The healthy development of the philanthropic sector, for both organizational managers and project executors, is fundamentally dependent on professional competence. Consequently, without a compensation system that is competitive in the market, the sector inevitably faces talent drain in an environment of market-driven labor mobility, which in turn threatens its overall development. Admittedly, a passion for the cause is indispensable for working in philanthropy, and a "high salary" should not be the sole motivation for engaging in this work.

However, while philanthropy needs to be driven by compassion, it cannot rely solely on "passion as fuel" for its long-term sustainability. Furthermore, although passion may be "priceless," professional skills inherently carry a market valuation. In short, the healthy operation of philanthropic organizations relies on the management and control of professional teams; relying merely on fervent passion and goodwill is insufficient. The recruitment and effective utilization of professional talent necessarily requires compensation packages that are aligned with market standards.
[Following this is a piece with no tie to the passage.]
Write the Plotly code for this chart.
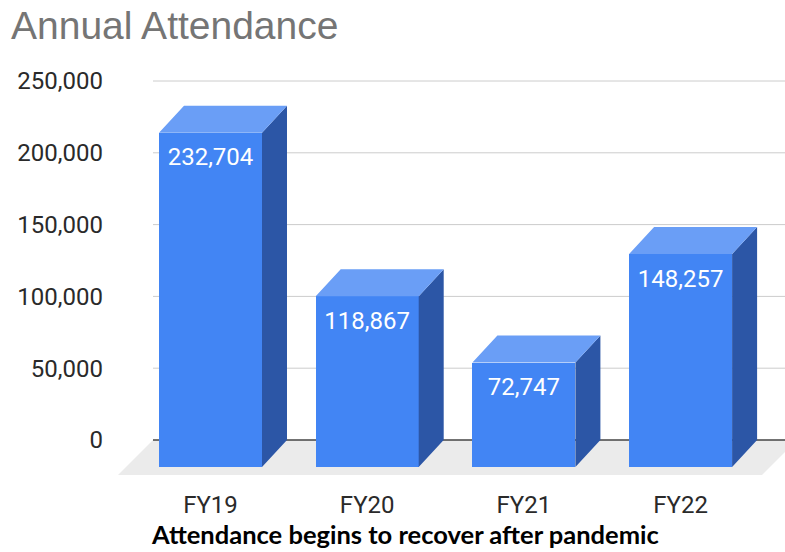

Of course, advocating for a rational perspective on "high salaries" does not mean arguing that the philanthropic sector must become a "high-paying industry." Instead, it is a call for society to adopt a more pragmatic, market-oriented viewpoint and to be accepting of reasonable compensation for talent within philanthropy. Taking Chen Xingjia's case as an example, whether a 700,000 yuan salary is high or low must be judged within its specific context. For instance, the Heng Hui Public Welfare Foundation's 2024 annual report shows that management expenses, including salary costs, accounted for only 5.3% of total expenditures. Referencing regulations issued by the Ministry of Civil Affairs and other departments, which stipulate that annual management expenses for foundations with public fundraising qualifications should not exceed 10% of that year's total expenditures, a 5.3% ratio falls within a reasonable range.

In fact, many successful philanthropic organizations and projects observed in recent years owe their success directly to the professional competence of their teams. Behind this success, including staff compensation standards, market-oriented operational mechanisms are at play. Therefore, there is no need to be alarmed by the notion of "high salaries" in the philanthropic sector. Over a decade ago, scholar Zi Zhongyun pointed out that Chinese society still holds significant misconceptions about modern philanthropy, indicating a need for public enlightenment. Both the government and the general public should shift their perspectives and foster a correct understanding of modern charitable work.

This recent controversy demonstrates that the journey toward modern philanthropic enlightenment in our society remains long and challenging. Naturally, this also requires philanthropic organizations to consciously enhance their operational transparency and maintain positive interaction with society, thereby creating better conditions for people to understand and trust philanthropic endeavors. This, in itself, is an inherent requirement for building a healthy ecosystem for social philanthropy.